Untuk itu, dalam upaya mengevaluasi perkembangan mutakhir sosiologi kota Manado, di bawah Pemkot dengan Walikota Andrei Angouw dan Wakil Walikota Richard Sualang II, Forum Pembaruan Kebangsaan(FPK) Manado dan diinisiasi oleh Ketua dan Sekretarisnya, Brian JW SH. dan Ir. Karyanti Antho Martham menyelenggarakan Rakor organisasi hari ini(8/8/24) di Hotel Formosa untuk menyerap aspirasi dan kontribusi dari berbagai elemen warga kota yang multikultur ini.

Atas permohonan panitia pelaksana, saya diminta untuk menjadi narasumber dengan mengajukan tema “Kajian Relasi Sosiologi Kota Multikulturalis” Manado sebagai upaya membeberkan literasi pengetahuan sosial-budaya publik.

Kajian agen, struktrur dan institusi(organisasi) sosiologi perkotaan pada topik Rakor FPK dari unsur pengurus utama, kecamatan dan lintas etnis, antara lain dianalisis dari teori Anthony Giddens(86), Will Kymlicka(66), Bhikhu Parekh(86) — ketiganya pakar sosiologi mutakhir dan multikulturalisme perkotaan — yang di antaranya mengemukakan empat dimensi agen dan struktur sosiologi multikulturalis: 1) egalitarialisme(equality vs equity), 2) Empowerment(pemberdayaan), 3) Creating Capabilities(Kemampuan-kemampuan terukur), 4) Empati atau Kerendahan hati(moderation/modesty).

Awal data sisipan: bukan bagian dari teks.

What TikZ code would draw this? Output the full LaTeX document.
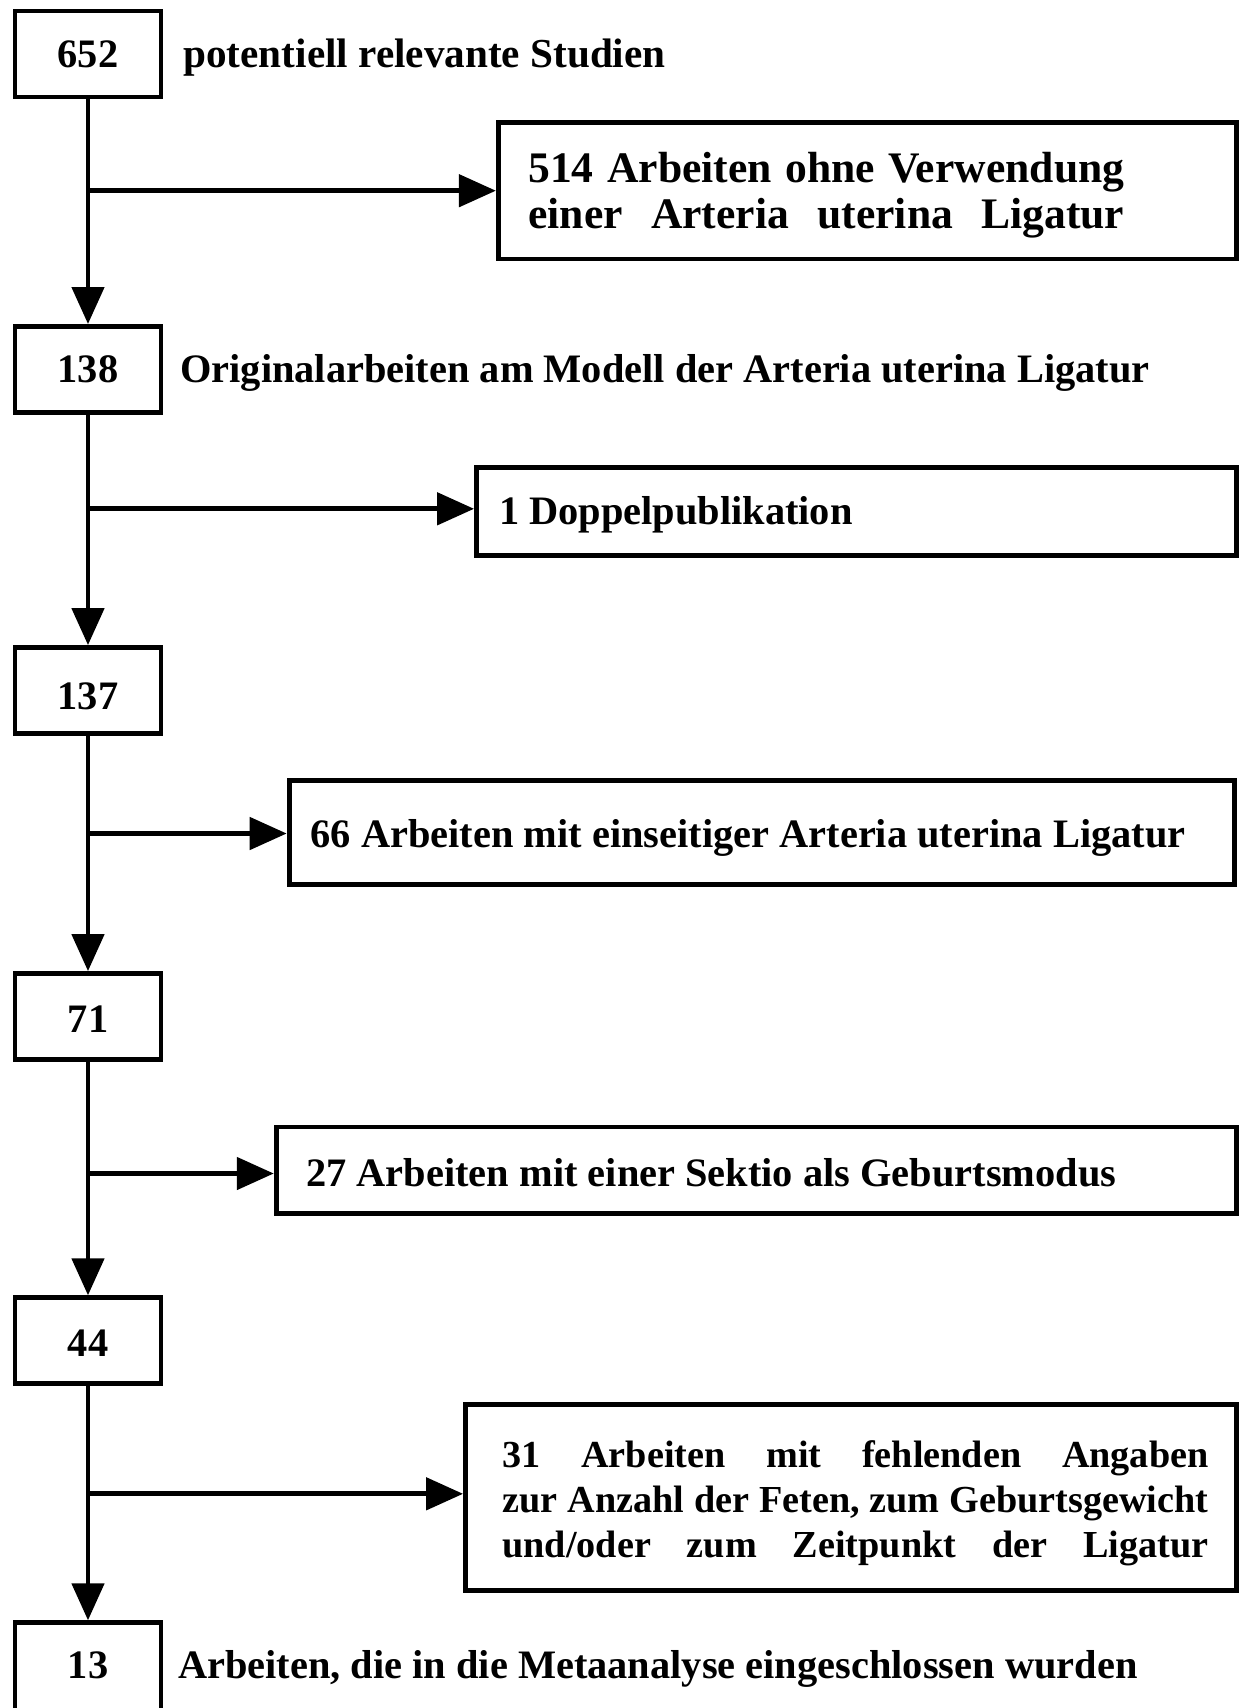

Keempat dimensi memiliki beberapa faktor-faktor atau elemen determinan dukungan yang secara prinsipil terdiri atas hadirnya: rasa keadilan(justice & fairness), tanggung jawab(responsibility), kemandirian(independensi), kesejahteraan(social welfare), berkebudayaan(culture code) dan perwujudan “good governance & clean goverment”.

Akhirnya, dalam sambutannya, Walikota Andrei Angouw menekankan bahwa kegiatan Rakor FKM ini harus terus mengembangkan secara aktif komunikasi antar seluruh warga dari berbagai latar suku, agama dan profesi. Bukan “kase biar kong so jalan sandiri-sandiri. So ndak baku perduli.” Demikian pula, Wakil Walikota, dr. Richard Sualang II ikut memberikan pengarahan diawal acara. Sejatinya, institusi forum-forum di bawah Pemkot dan tentu didukung oleh APBD Pemkot harus lebih proaktif untuk memprakarsai aktivitas-aktivitas kemasyarakatan warga kota sesuai dengan tupoksinya. Dengan demikian, FPK akan hadir dan dikenal seluruh warga dalam kemajuan seluruh sektor pembangunan di kota Manado.